--- START DATA FOR THE TASK ---

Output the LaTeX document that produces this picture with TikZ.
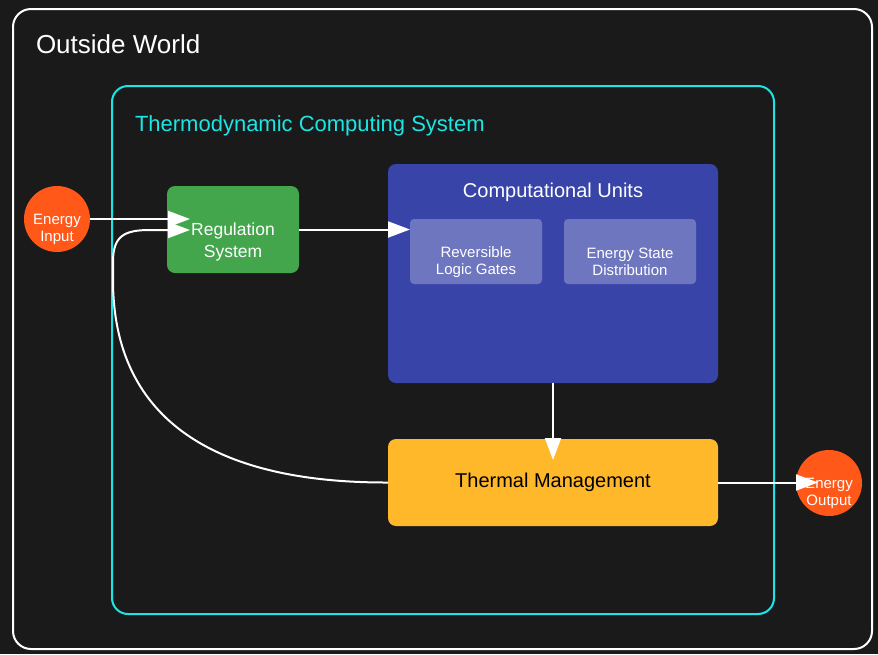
\documentclass[tikz,border=0pt]{standalone}
\usepackage{fontspec}
\setmainfont{Liberation Sans}
\usetikzlibrary{arrows.meta}
\newlength{\du}
\setlength{\du}{1pt}
\definecolor{diabgcolor}{rgb}{0.102000, 0.102000, 0.102000}
\definecolor{diaframecolor}{rgb}{0.110000, 0.900000, 0.900000}
\definecolor{diaregcolor}{rgb}{0.263000, 0.651000, 0.298000}
\definecolor{diacompcolor}{rgb}{0.224000, 0.267000, 0.659000}
\definecolor{diasubcolor}{rgb}{0.431000, 0.463000, 0.749000}
\definecolor{diaheatcolor}{rgb}{1.000000, 0.722000, 0.165000}
\definecolor{diaportcolor}{rgb}{1.000000, 0.345000, 0.098000}
\tikzset{
  frame/.style={rectangle, inner sep=0pt, outer sep=0pt, line width=2\du},
  unit/.style={rectangle, inner sep=0pt, outer sep=0pt, rounded corners=8\du},
  port/.style={circle, inner sep=0pt, outer sep=0pt, minimum size=66\du, fill=diaportcolor},
  label/.style={inner sep=0pt, outer sep=0pt, align=center, text=white},
  flow/.style={draw=white, line width=2\du, -{Triangle[length=22pt, width=16pt]}}
}
\begin{document}
\begin{tikzpicture}
\pgftransformxscale{1.000000}
\pgftransformyscale{-1.000000}
\fill[diabgcolor] (0\du,0\du) rectangle (878\du,654\du);
\useasboundingbox (0\du,0\du) rectangle (878\du,654\du);
% frames
\node[frame, draw=white, rounded corners=18\du, minimum width=859\du, minimum height=640\du] (world) at (442.5\du,329\du) {};
\node[label, anchor=base west, font=\fontsize{26}{31}\selectfont] (worldtitle) at (36\du,53\du) {Outside World};
\node[frame, draw=diaframecolor, rounded corners=16\du, minimum width=662\du, minimum height=528\du] (system) at (443\du,350\du) {};
\node[label, anchor=base west, text=diaframecolor, font=\fontsize{22}{26}\selectfont] (systemtitle) at (135\du,131\du) {Thermodynamic Computing System};
% units
\node[port] (inp) at (57\du,219\du) {};
\node[label, font=\fontsize{15}{17}\selectfont] (inptext) at (57\du,229\du) {Energy\\Input};
\node[unit, fill=diaregcolor, minimum width=132\du, minimum height=87\du] (reg) at (233\du,229.5\du) {};
\node[label, font=\fontsize{17.5}{22}\selectfont] (regtext) at (233\du,241.5\du) {Regulation\\System};
\node[unit, fill=diacompcolor, minimum width=330\du, minimum height=219\du] (comp) at (553\du,273.5\du) {};
\node[label, anchor=base, font=\fontsize{20}{24}\selectfont] (comptitle) at (553\du,197\du) {Computational Units};
\node[unit, rounded corners=4\du, fill=diasubcolor, minimum width=132\du, minimum height=65\du] (rev) at (476\du,251.5\du) {};
\node[label, font=\fontsize{15}{17}\selectfont] (revtext) at (476\du,262\du) {Reversible\\Logic Gates};
\node[unit, rounded corners=4\du, fill=diasubcolor, minimum width=132\du, minimum height=65\du] (dist) at (630\du,251.5\du) {};
\node[label, font=\fontsize{15}{17}\selectfont] (disttext) at (630\du,262\du) {Energy State\\Distribution};
\node[unit, fill=diaheatcolor, minimum width=330\du, minimum height=87\du, font=\fontsize{20}{24}\selectfont] (heat) at (553\du,482.5\du) {Thermal Management};
\node[port] (out) at (829\du,483\du) {};
\node[label, font=\fontsize{15}{17}\selectfont] (outtext) at (829\du,493\du) {Energy\\Output};
% connectors
\coordinate (regin) at (190\du,218\du);
\coordinate (regloop) at (190\du,230\du);
\coordinate (heatin) at (553\du,460\du);
\coordinate (outin) at (818\du,483\du);
\draw[flow] (inp.east) -- (regin |- inp.east);
\draw[flow] (reg.east) -- (reg.east -| rev.west);
\draw[flow] (comp.south) -- (heatin);
\draw[flow] (heat.east) -- (outin |- heat.east);
\draw[flow] (heat.west) .. controls (195\du,483\du) and (113\du,405\du) .. (113\du,280\du) -- (113\du,262\du) .. controls (113\du,236\du) and (124\du,230\du) .. (150\du,230\du) -- (regloop);
\end{tikzpicture}
\end{document}
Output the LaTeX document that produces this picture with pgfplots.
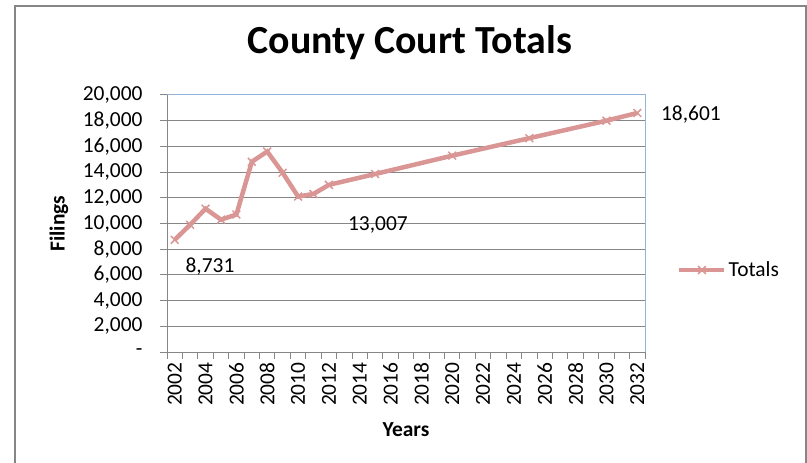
\documentclass[border=0pt]{standalone}
\usepackage{pgfplots}
\pgfplotsset{compat=1.18}
\usepackage{fontspec}
\setmainfont{Carlito}
\definecolor{linec}{RGB}{217,150,148}
\definecolor{gridc}{RGB}{134,134,134}
\definecolor{borderc}{RGB}{149,179,215}
\newcommand{\lbl}{\fontsize{21.5}{25}\selectfont}
\begin{document}
\begin{tikzpicture}
\useasboundingbox (0,0) rectangle (807bp,463bp);
\draw[gridc, line width=2.5bp] (15bp,-5bp) -- (15bp,457bp) -- (806bp,457bp) -- (806bp,-5bp);
\begin{axis}[
  at={(167bp,111bp)}, anchor=south west,
  scale only axis, width=478bp, height=257bp,
  xmin=2001.5, xmax=2032.5, ymin=0, ymax=20000,
  clip=false,
  scaled y ticks=false,
  axis lines*=left,
  axis line style={gridc, line width=1bp},
  tick align=outside,
  xtick={2002,2004,...,2032},
  minor xtick={2001.5,2002.5,...,2032.5},
  major tick length=7bp, minor tick length=7bp,
  major x tick style={draw=none},
  minor x tick style={gridc, line width=1bp},
  major y tick style={gridc, line width=1bp},
  ytick={0,2000,...,20000},
  yticklabels={{-},{2,000},{4,000},{6,000},{8,000},{10,000},{12,000},{14,000},{16,000},{18,000},{20,000}},
  ymajorgrids, major grid style={gridc, line width=1bp},
  /pgf/number format/assume math mode=true,
  x tick label style={rotate=90, anchor=east, font=\lbl, /pgf/number format/1000 sep={}},
  y tick label style={font=\lbl, anchor=east, xshift=-14bp},
  title={County Court Totals},
  title style={at={(axis description cs:0.508,1.179)}, anchor=center, font=\fontsize{40}{45}\selectfont\bfseries},
  xlabel={Years},
  xlabel style={at={(axis description cs:0.5,-0.3035)}, anchor=center, font=\lbl\bfseries},
  ylabel={Filings},
  ylabel style={at={(axis description cs:-0.226,0.5)}, anchor=center, font=\lbl\bfseries},
  legend style={at={(axis description cs:1.067,0.319)}, anchor=west, draw=none, fill=none, inner xsep=0pt, font=\lbl},
  legend image code/.code={\draw[mark repeat=2,mark phase=2,#1] plot coordinates {(0bp,0bp) (22.5bp,0bp) (45bp,0bp)};},
]
\addplot[linec, line width=4.5bp, mark=x, mark size=5.5bp, mark options={line width=1.5bp, solid}] table {
x y
2002 8731
2003 9900
2004 11150
2005 10300
2006 10700
2007 14800
2008 15600
2009 13950
2010 12100
2011 12300
2012 13007
2015 13850
2020 15280
2025 16640
2030 18000
2032 18601
};
\addlegendentry{Totals}
\draw[borderc, line width=1bp] (rel axis cs:0,1) -- (rel axis cs:1,1) -- (rel axis cs:1,0);
\node[font=\lbl] at (axis cs:2004.29,6615) {8,731};
\node[font=\lbl] at (axis cs:2015.18,9883) {13,007};
\node[font=\lbl] at (axis cs:2035.48,18444) {18,601};
\end{axis}
\end{tikzpicture}
\end{document}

--- END DATA FOR THE TASK ---

- PROBLEM DETAILS: Repeat each entry exactly as it appears; skip any picture.

- COMPLETE RESPONSE:
Output the LaTeX document that produces this picture with TikZ.
\documentclass[tikz,border=0pt]{standalone}
\usepackage{fontspec}
\setmainfont{Liberation Sans}
\usetikzlibrary{arrows.meta}
\newlength{\du}
\setlength{\du}{1pt}
\definecolor{diabgcolor}{rgb}{0.102000, 0.102000, 0.102000}
\definecolor{diaframecolor}{rgb}{0.110000, 0.900000, 0.900000}
\definecolor{diaregcolor}{rgb}{0.263000, 0.651000, 0.298000}
\definecolor{diacompcolor}{rgb}{0.224000, 0.267000, 0.659000}
\definecolor{diasubcolor}{rgb}{0.431000, 0.463000, 0.749000}
\definecolor{diaheatcolor}{rgb}{1.000000, 0.722000, 0.165000}
\definecolor{diaportcolor}{rgb}{1.000000, 0.345000, 0.098000}
\tikzset{
  frame/.style={rectangle, inner sep=0pt, outer sep=0pt, line width=2\du},
  unit/.style={rectangle, inner sep=0pt, outer sep=0pt, rounded corners=8\du},
  port/.style={circle, inner sep=0pt, outer sep=0pt, minimum size=66\du, fill=diaportcolor},
  label/.style={inner sep=0pt, outer sep=0pt, align=center, text=white},
  flow/.style={draw=white, line width=2\du, -{Triangle[length=22pt, width=16pt]}}
}
\begin{document}
\begin{tikzpicture}
\pgftransformxscale{1.000000}
\pgftransformyscale{-1.000000}
\fill[diabgcolor] (0\du,0\du) rectangle (878\du,654\du);
\useasboundingbox (0\du,0\du) rectangle (878\du,654\du);
% frames
\node[frame, draw=white, rounded corners=18\du, minimum width=859\du, minimum height=640\du] (world) at (442.5\du,329\du) {};
\node[label, anchor=base west, font=\fontsize{26}{31}\selectfont] (worldtitle) at (36\du,53\du) {Outside World};
\node[frame, draw=diaframecolor, rounded corners=16\du, minimum width=662\du, minimum height=528\du] (system) at (443\du,350\du) {};
\node[label, anchor=base west, text=diaframecolor, font=\fontsize{22}{26}\selectfont] (systemtitle) at (135\du,131\du) {Thermodynamic Computing System};
% units
\node[port] (inp) at (57\du,219\du) {};
\node[label, font=\fontsize{15}{17}\selectfont] (inptext) at (57\du,229\du) {Energy\\Input};
\node[unit, fill=diaregcolor, minimum width=132\du, minimum height=87\du] (reg) at (233\du,229.5\du) {};
\node[label, font=\fontsize{17.5}{22}\selectfont] (regtext) at (233\du,241.5\du) {Regulation\\System};
\node[unit, fill=diacompcolor, minimum width=330\du, minimum height=219\du] (comp) at (553\du,273.5\du) {};
\node[label, anchor=base, font=\fontsize{20}{24}\selectfont] (comptitle) at (553\du,197\du) {Computational Units};
\node[unit, rounded corners=4\du, fill=diasubcolor, minimum width=132\du, minimum height=65\du] (rev) at (476\du,251.5\du) {};
\node[label, font=\fontsize{15}{17}\selectfont] (revtext) at (476\du,262\du) {Reversible\\Logic Gates};
\node[unit, rounded corners=4\du, fill=diasubcolor, minimum width=132\du, minimum height=65\du] (dist) at (630\du,251.5\du) {};
\node[label, font=\fontsize{15}{17}\selectfont] (disttext) at (630\du,262\du) {Energy State\\Distribution};
\node[unit, fill=diaheatcolor, minimum width=330\du, minimum height=87\du, font=\fontsize{20}{24}\selectfont] (heat) at (553\du,482.5\du) {Thermal Management};
\node[port] (out) at (829\du,483\du) {};
\node[label, font=\fontsize{15}{17}\selectfont] (outtext) at (829\du,493\du) {Energy\\Output};
% connectors
\coordinate (regin) at (190\du,218\du);
\coordinate (regloop) at (190\du,230\du);
\coordinate (heatin) at (553\du,460\du);
\coordinate (outin) at (818\du,483\du);
\draw[flow] (inp.east) -- (regin |- inp.east);
\draw[flow] (reg.east) -- (reg.east -| rev.west);
\draw[flow] (comp.south) -- (heatin);
\draw[flow] (heat.east) -- (outin |- heat.east);
\draw[flow] (heat.west) .. controls (195\du,483\du) and (113\du,405\du) .. (113\du,280\du) -- (113\du,262\du) .. controls (113\du,236\du) and (124\du,230\du) .. (150\du,230\du) -- (regloop);
\end{tikzpicture}
\end{document}
Output the LaTeX document that produces this picture with pgfplots.
\documentclass[border=0pt]{standalone}
\usepackage{pgfplots}
\pgfplotsset{compat=1.18}
\usepackage{fontspec}
\setmainfont{Carlito}
\definecolor{linec}{RGB}{217,150,148}
\definecolor{gridc}{RGB}{134,134,134}
\definecolor{borderc}{RGB}{149,179,215}
\newcommand{\lbl}{\fontsize{21.5}{25}\selectfont}
\begin{document}
\begin{tikzpicture}
\useasboundingbox (0,0) rectangle (807bp,463bp);
\draw[gridc, line width=2.5bp] (15bp,-5bp) -- (15bp,457bp) -- (806bp,457bp) -- (806bp,-5bp);
\begin{axis}[
  at={(167bp,111bp)}, anchor=south west,
  scale only axis, width=478bp, height=257bp,
  xmin=2001.5, xmax=2032.5, ymin=0, ymax=20000,
  clip=false,
  scaled y ticks=false,
  axis lines*=left,
  axis line style={gridc, line width=1bp},
  tick align=outside,
  xtick={2002,2004,...,2032},
  minor xtick={2001.5,2002.5,...,2032.5},
  major tick length=7bp, minor tick length=7bp,
  major x tick style={draw=none},
  minor x tick style={gridc, line width=1bp},
  major y tick style={gridc, line width=1bp},
  ytick={0,2000,...,20000},
  yticklabels={{-},{2,000},{4,000},{6,000},{8,000},{10,000},{12,000},{14,000},{16,000},{18,000},{20,000}},
  ymajorgrids, major grid style={gridc, line width=1bp},
  /pgf/number format/assume math mode=true,
  x tick label style={rotate=90, anchor=east, font=\lbl, /pgf/number format/1000 sep={}},
  y tick label style={font=\lbl, anchor=east, xshift=-14bp},
  title={County Court Totals},
  title style={at={(axis description cs:0.508,1.179)}, anchor=center, font=\fontsize{40}{45}\selectfont\bfseries},
  xlabel={Years},
  xlabel style={at={(axis description cs:0.5,-0.3035)}, anchor=center, font=\lbl\bfseries},
  ylabel={Filings},
  ylabel style={at={(axis description cs:-0.226,0.5)}, anchor=center, font=\lbl\bfseries},
  legend style={at={(axis description cs:1.067,0.319)}, anchor=west, draw=none, fill=none, inner xsep=0pt, font=\lbl},
  legend image code/.code={\draw[mark repeat=2,mark phase=2,#1] plot coordinates {(0bp,0bp) (22.5bp,0bp) (45bp,0bp)};},
]
\addplot[linec, line width=4.5bp, mark=x, mark size=5.5bp, mark options={line width=1.5bp, solid}] table {
x y
2002 8731
2003 9900
2004 11150
2005 10300
2006 10700
2007 14800
2008 15600
2009 13950
2010 12100
2011 12300
2012 13007
2015 13850
2020 15280
2025 16640
2030 18000
2032 18601
};
\addlegendentry{Totals}
\draw[borderc, line width=1bp] (rel axis cs:0,1) -- (rel axis cs:1,1) -- (rel axis cs:1,0);
\node[font=\lbl] at (axis cs:2004.29,6615) {8,731};
\node[font=\lbl] at (axis cs:2015.18,9883) {13,007};
\node[font=\lbl] at (axis cs:2035.48,18444) {18,601};
\end{axis}
\end{tikzpicture}
\end{document}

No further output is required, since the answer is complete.